Iran’s Hawraman region encompassed about fifty villages and, together with the Hawraman region of Iraq, had been a “field of war” ever since the days of the Safavids and Ottomans, he said. Because of the regio
n’s isolation, extreme even for Kurdistan, the Hawraman people had maintained their independence for many decades after most Kurds. During the reign of Reza Shah (1923 to 1941), one Hawraman leader, Jafar Soltan, fiercely fought off the Iranian government for fourteen years. And during the 1970s and early 1980s, the area served as the clandestine headquarters for the Kurdish political parties. That changed by the middle of the Iran-Iraq War, when the Revolutionary Guards overran the district, but the region was still regarded with great suspicion by the regime.

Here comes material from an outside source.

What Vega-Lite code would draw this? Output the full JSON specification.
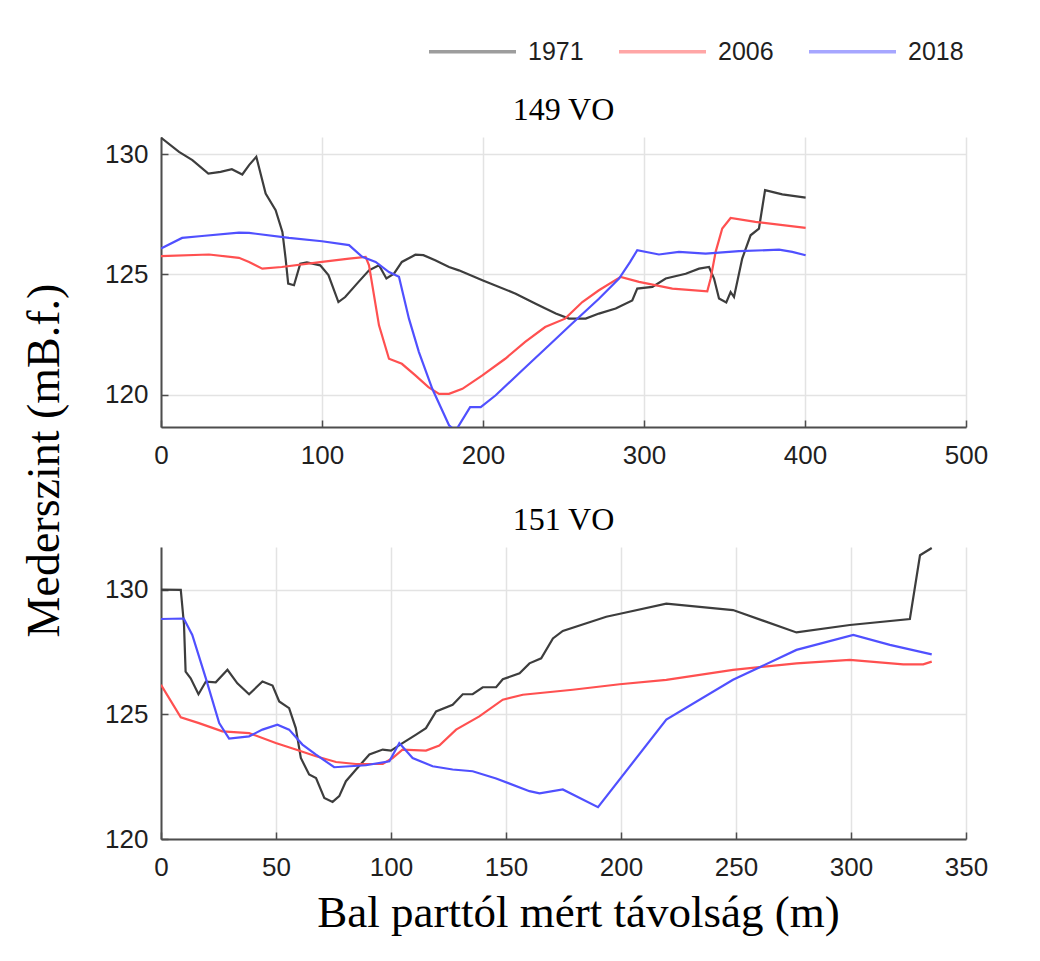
{
  "$schema": "https://vega.github.io/schema/vega-lite/v6.json",
  "background": "white",
  "padding": {"left": 21, "top": 6, "right": 40, "bottom": 20},
  "datasets": {
    "top": [
      {"year":"1971","d":0,"z":130.69},{"year":"1971","d":11.2,"z":130.1},{"year":"1971","d":19.5,"z":129.76},{"year":"1971","d":29.4,"z":129.2},{"year":"1971","d":37,"z":129.27},{"year":"1971","d":44,"z":129.38},{"year":"1971","d":50.5,"z":129.16},{"year":"1971","d":54.7,"z":129.55},{"year":"1971","d":59.2,"z":129.9},{"year":"1971","d":65,"z":128.37},{"year":"1971","d":71.2,"z":127.67},{"year":"1971","d":75.4,"z":126.77},{"year":"1971","d":77.4,"z":125.66},{"year":"1971","d":79,"z":124.62},{"year":"1971","d":82.6,"z":124.55},{"year":"1971","d":86.5,"z":125.45},{"year":"1971","d":90.6,"z":125.5},{"year":"1971","d":98.9,"z":125.38},{"year":"1971","d":104,"z":124.97},{"year":"1971","d":110.2,"z":123.85},{"year":"1971","d":114.4,"z":124.06},{"year":"1971","d":122.7,"z":124.69},{"year":"1971","d":129.2,"z":125.17},{"year":"1971","d":135.4,"z":125.38},{"year":"1971","d":140,"z":124.83},{"year":"1971","d":144.7,"z":125.03},{"year":"1971","d":149.6,"z":125.52},{"year":"1971","d":158,"z":125.82},{"year":"1971","d":163,"z":125.8},{"year":"1971","d":170.3,"z":125.59},{"year":"1971","d":178.9,"z":125.31},{"year":"1971","d":185,"z":125.17},{"year":"1971","d":199.6,"z":124.76},{"year":"1971","d":220.3,"z":124.2},{"year":"1971","d":232.7,"z":123.78},{"year":"1971","d":245.2,"z":123.37},{"year":"1971","d":253.4,"z":123.16},{"year":"1971","d":263.8,"z":123.16},{"year":"1971","d":272,"z":123.37},{"year":"1971","d":282.4,"z":123.58},{"year":"1971","d":292.7,"z":123.92},{"year":"1971","d":295.8,"z":124.41},{"year":"1971","d":305.2,"z":124.48},{"year":"1971","d":313.5,"z":124.83},{"year":"1971","d":325.9,"z":125.03},{"year":"1971","d":334.2,"z":125.24},{"year":"1971","d":340.4,"z":125.31},{"year":"1971","d":343.5,"z":124.83},{"year":"1971","d":346.6,"z":124},{"year":"1971","d":351.1,"z":123.83},{"year":"1971","d":353.8,"z":124.27},{"year":"1971","d":355.9,"z":124.06},{"year":"1971","d":361,"z":125.66},{"year":"1971","d":366.2,"z":126.63},{"year":"1971","d":371.4,"z":126.91},{"year":"1971","d":375.2,"z":128.51},{"year":"1971","d":385.9,"z":128.33},{"year":"1971","d":400.4,"z":128.2},
      {"year":"2006","d":0,"z":125.76},{"year":"2006","d":29.8,"z":125.83},{"year":"2006","d":48.4,"z":125.69},{"year":"2006","d":54.7,"z":125.52},{"year":"2006","d":62.9,"z":125.24},{"year":"2006","d":75,"z":125.31},{"year":"2006","d":100,"z":125.52},{"year":"2006","d":116.8,"z":125.66},{"year":"2006","d":127.1,"z":125.73},{"year":"2006","d":129.2,"z":125.38},{"year":"2006","d":135.4,"z":122.88},{"year":"2006","d":141.6,"z":121.49},{"year":"2006","d":149.6,"z":121.28},{"year":"2006","d":158,"z":120.8},{"year":"2006","d":166.1,"z":120.31},{"year":"2006","d":172.7,"z":120.03},{"year":"2006","d":178.9,"z":120.03},{"year":"2006","d":187.2,"z":120.24},{"year":"2006","d":199.6,"z":120.8},{"year":"2006","d":213.8,"z":121.49},{"year":"2006","d":226.2,"z":122.19},{"year":"2006","d":238.6,"z":122.81},{"year":"2006","d":251,"z":123.16},{"year":"2006","d":261.7,"z":123.85},{"year":"2006","d":272,"z":124.34},{"year":"2006","d":285.5,"z":124.9},{"year":"2006","d":296.9,"z":124.69},{"year":"2006","d":317.6,"z":124.41},{"year":"2006","d":339.3,"z":124.3},{"year":"2006","d":341.4,"z":124.83},{"year":"2006","d":344.5,"z":125.94},{"year":"2006","d":348.6,"z":126.91},{"year":"2006","d":353.8,"z":127.35},{"year":"2006","d":369.2,"z":127.19},{"year":"2006","d":400.4,"z":126.94},
      {"year":"2018","d":0,"z":126.08},{"year":"2018","d":13.1,"z":126.52},{"year":"2018","d":25.5,"z":126.6},{"year":"2018","d":48.4,"z":126.74},{"year":"2018","d":54.7,"z":126.73},{"year":"2018","d":79.5,"z":126.52},{"year":"2018","d":100,"z":126.38},{"year":"2018","d":116.8,"z":126.22},{"year":"2018","d":125,"z":125.73},{"year":"2018","d":133.3,"z":125.52},{"year":"2018","d":141.6,"z":125.1},{"year":"2018","d":147.8,"z":124.9},{"year":"2018","d":154,"z":123.16},{"year":"2018","d":160.2,"z":121.77},{"year":"2018","d":168.5,"z":120.24},{"year":"2018","d":178.9,"z":118.72},{"year":"2018","d":181,"z":118.6},{"year":"2018","d":184,"z":118.6},{"year":"2018","d":192,"z":119.48},{"year":"2018","d":198.6,"z":119.48},{"year":"2018","d":207.9,"z":119.97},{"year":"2018","d":224.4,"z":121.01},{"year":"2018","d":241,"z":122.05},{"year":"2018","d":255.2,"z":122.95},{"year":"2018","d":272,"z":123.99},{"year":"2018","d":284.5,"z":124.83},{"year":"2018","d":291.4,"z":125.52},{"year":"2018","d":295.8,"z":126.01},{"year":"2018","d":309.3,"z":125.83},{"year":"2018","d":321.7,"z":125.94},{"year":"2018","d":338.3,"z":125.87},{"year":"2018","d":359,"z":125.97},{"year":"2018","d":383.9,"z":126.03},{"year":"2018","d":392.1,"z":125.94},{"year":"2018","d":400.4,"z":125.8}
    ],
    "bottom": [
      {"year":"1971","d":0,"z":130.01},{"year":"1971","d":8.6,"z":130},{"year":"1971","d":10,"z":128.6},{"year":"1971","d":10.7,"z":126.72},{"year":"1971","d":12.9,"z":126.45},{"year":"1971","d":16.3,"z":125.81},{"year":"1971","d":19.5,"z":126.32},{"year":"1971","d":23.8,"z":126.29},{"year":"1971","d":28.9,"z":126.79},{"year":"1971","d":33.2,"z":126.25},{"year":"1971","d":38.3,"z":125.81},{"year":"1971","d":44.1,"z":126.32},{"year":"1971","d":48.5,"z":126.16},{"year":"1971","d":51.4,"z":125.52},{"year":"1971","d":55.7,"z":125.25},{"year":"1971","d":58.6,"z":124.45},{"year":"1971","d":60.8,"z":123.25},{"year":"1971","d":64.4,"z":122.59},{"year":"1971","d":67.4,"z":122.45},{"year":"1971","d":71,"z":121.65},{"year":"1971","d":74.6,"z":121.49},{"year":"1971","d":77.5,"z":121.72},{"year":"1971","d":80.4,"z":122.32},{"year":"1971","d":84.8,"z":122.79},{"year":"1971","d":90.6,"z":123.39},{"year":"1971","d":96.4,"z":123.59},{"year":"1971","d":100,"z":123.55},{"year":"1971","d":105,"z":123.85},{"year":"1971","d":110.9,"z":124.19},{"year":"1971","d":115.2,"z":124.45},{"year":"1971","d":119.6,"z":125.12},{"year":"1971","d":126.8,"z":125.39},{"year":"1971","d":131.2,"z":125.81},{"year":"1971","d":135.5,"z":125.81},{"year":"1971","d":139.9,"z":126.09},{"year":"1971","d":145.7,"z":126.09},{"year":"1971","d":148.6,"z":126.41},{"year":"1971","d":155.9,"z":126.65},{"year":"1971","d":160.2,"z":127.05},{"year":"1971","d":165.3,"z":127.25},{"year":"1971","d":170.4,"z":128.05},{"year":"1971","d":174.7,"z":128.35},{"year":"1971","d":193.6,"z":128.92},{"year":"1971","d":200.1,"z":129.05},{"year":"1971","d":219.7,"z":129.45},{"year":"1971","d":248.7,"z":129.19},{"year":"1971","d":276.3,"z":128.29},{"year":"1971","d":299.5,"z":128.59},{"year":"1971","d":325.6,"z":128.83},{"year":"1971","d":330,"z":131.39},{"year":"1971","d":335.1,"z":131.68},
      {"year":"2006","d":0,"z":126.19},{"year":"2006","d":8.6,"z":124.88},{"year":"2006","d":16.5,"z":124.65},{"year":"2006","d":26.7,"z":124.32},{"year":"2006","d":38.3,"z":124.25},{"year":"2006","d":49.9,"z":123.85},{"year":"2006","d":58.6,"z":123.59},{"year":"2006","d":67.4,"z":123.32},{"year":"2006","d":76.1,"z":123.09},{"year":"2006","d":84.8,"z":123.01},{"year":"2006","d":96.4,"z":123.01},{"year":"2006","d":100.7,"z":123.25},{"year":"2006","d":105,"z":123.59},{"year":"2006","d":115.2,"z":123.55},{"year":"2006","d":121,"z":123.75},{"year":"2006","d":128.3,"z":124.39},{"year":"2006","d":138.4,"z":124.92},{"year":"2006","d":148.6,"z":125.59},{"year":"2006","d":157.3,"z":125.79},{"year":"2006","d":179,"z":125.99},{"year":"2006","d":199.4,"z":126.21},{"year":"2006","d":219.7,"z":126.39},{"year":"2006","d":248.7,"z":126.79},{"year":"2006","d":276.3,"z":127.05},{"year":"2006","d":299.5,"z":127.19},{"year":"2006","d":322.7,"z":127.01},{"year":"2006","d":331.4,"z":127.01},{"year":"2006","d":335.1,"z":127.12},
      {"year":"2018","d":0,"z":128.83},{"year":"2018","d":9.9,"z":128.85},{"year":"2018","d":13.6,"z":128.19},{"year":"2018","d":19.5,"z":126.45},{"year":"2018","d":25.3,"z":124.65},{"year":"2018","d":29.6,"z":124.03},{"year":"2018","d":38.3,"z":124.12},{"year":"2018","d":44.1,"z":124.39},{"year":"2018","d":50.6,"z":124.59},{"year":"2018","d":55.7,"z":124.39},{"year":"2018","d":61.5,"z":123.79},{"year":"2018","d":67.4,"z":123.39},{"year":"2018","d":75.3,"z":122.88},{"year":"2018","d":89.1,"z":122.96},{"year":"2018","d":99.3,"z":123.12},{"year":"2018","d":103.6,"z":123.85},{"year":"2018","d":109.4,"z":123.25},{"year":"2018","d":118.1,"z":122.92},{"year":"2018","d":126.8,"z":122.79},{"year":"2018","d":135.5,"z":122.72},{"year":"2018","d":145.7,"z":122.43},{"year":"2018","d":160.2,"z":121.92},{"year":"2018","d":164.6,"z":121.83},{"year":"2018","d":174.7,"z":121.99},{"year":"2018","d":190,"z":121.28},{"year":"2018","d":219.7,"z":124.79},{"year":"2018","d":248.7,"z":126.39},{"year":"2018","d":276.3,"z":127.59},{"year":"2018","d":301,"z":128.19},{"year":"2018","d":316.9,"z":127.79},{"year":"2018","d":335.1,"z":127.41}
    ]
  },
  "bounds": "flush",
  "spacing": 120,
  "resolve": {"scale": {"color": "shared"}},
  "vconcat": [
    {
      "title": {"text": "149 VO"},
      "width": 805,
      "height": 290,
      "data": {"name": "top"},
      "mark": {"type": "line", "strokeWidth": 2.2, "clip": true},
      "encoding": {
        "x": {"field": "d", "type": "quantitative", "scale": {"domain": [0, 500], "nice": false}, "axis": {"values": [0, 100, 200, 300, 400, 500], "title": null}},
        "y": {"field": "z", "type": "quantitative", "scale": {"domain": [118.65, 130.72], "nice": false, "zero": false}, "axis": {"values": [120, 125, 130], "title": "Mederszint (mB.f.)", "titleFontSize": 46, "titleX": -117, "titleY": 323, "titleAlign": "center", "titleBaseline": "middle", "titleAngle": 270}},
        "color": {"field": "year", "type": "nominal", "scale": {"domain": ["1971", "2006", "2018"], "range": ["#3d3d3d", "#ff5050", "#5050ff"]}, "legend": {"title": null, "orient": "none", "legendX": 266, "legendY": -131, "direction": "horizontal"}}
      }
    },
    {
      "title": {"text": "151 VO"},
      "width": 805,
      "height": 292,
      "data": {"name": "bottom"},
      "mark": {"type": "line", "strokeWidth": 2.2, "clip": true},
      "encoding": {
        "x": {"field": "d", "type": "quantitative", "scale": {"domain": [0, 350], "nice": false}, "axis": {"values": [0, 50, 100, 150, 200, 250, 300, 350], "title": "Bal parttól mért távolság (m)", "titleX": 417, "titleAlign": "center", "titlePadding": 10}},
        "y": {"field": "z", "type": "quantitative", "scale": {"domain": [120, 131.72], "nice": false, "zero": false}, "axis": {"values": [120, 125, 130], "title": null}},
        "color": {"field": "year", "type": "nominal"}
      }
    }
  ],
  "config": {
    "view": {"stroke": null},
    "axis": {
      "labelFont": "Liberation Sans", "labelFontSize": 26, "labelColor": "#1f1f1f", "labelFlush": false,
      "domainColor": "#4d4d4d", "domainWidth": 2,
      "gridColor": "#e3e3e3", "gridWidth": 1.5,
      "tickColor": "#4d4d4d", "tickSize": -7, "tickWidth": 1.5, "labelPadding": 20,
      "titleFont": "Liberation Serif", "titleFontSize": 45, "titleFontWeight": "normal", "titleColor": "#000000"
    },
    "axisX": {"labelPadding": 22},
    "title": {"font": "Liberation Serif", "fontSize": 32, "fontWeight": "normal", "color": "#000000", "offset": 10, "anchor": "middle"},
    "legend": {
      "labelFont": "Liberation Sans", "labelFontSize": 25, "labelColor": "#1f1f1f",
      "symbolType": "stroke", "symbolSize": 7569, "symbolStrokeWidth": 3.5, "symbolOpacity": 0.5,
      "columnPadding": 28, "labelOffset": 10
    }
  }
}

Because of the Hawramans’ isolation, they had always been exceedingly self-sufficient, growing and making everything they needed, including their own hand-woven clothes and shoes, known as klash, which they now sold throughout Kurdistan. And the Hawramans’ self-sufficiency had also gone far beyond the physical, to encompass the creation of a rich repository of unique folktales, folk remedies, songs, games, and ceremonies. Some of the greatest of the latter celebrated the life of Pir-e Shahriyar, a holy Zoroastrian linked with Mythra, the ancient god of light and the sun. On the anniversary of the Pir’s death, hundreds converged on his mountain slope grave, playing the daf and chanting. And though the Hawraman were Muslim, they still honored Mythra on the fortieth day of winter, with sacrificial blood spilled at the first light of dawn, and hundreds of men dancing ecstatically in circles to the beating of the daf.
When our host was growing up in the 1960s, many Hawraman traditions were still flourishing, but over the past few decades, their prevalence had steadily diminished. The villages were no longer self-sufficient; few told stories anymore, and even the festivals were not as well attended as before.
The Hawraman culture also had its dark side. Life for women was especially hard. They worked long hours and had few rights, with families often forbidding girls to go to school. Honor killings still took place, usually in secret, with many villagers believing that the victims deserved what they got.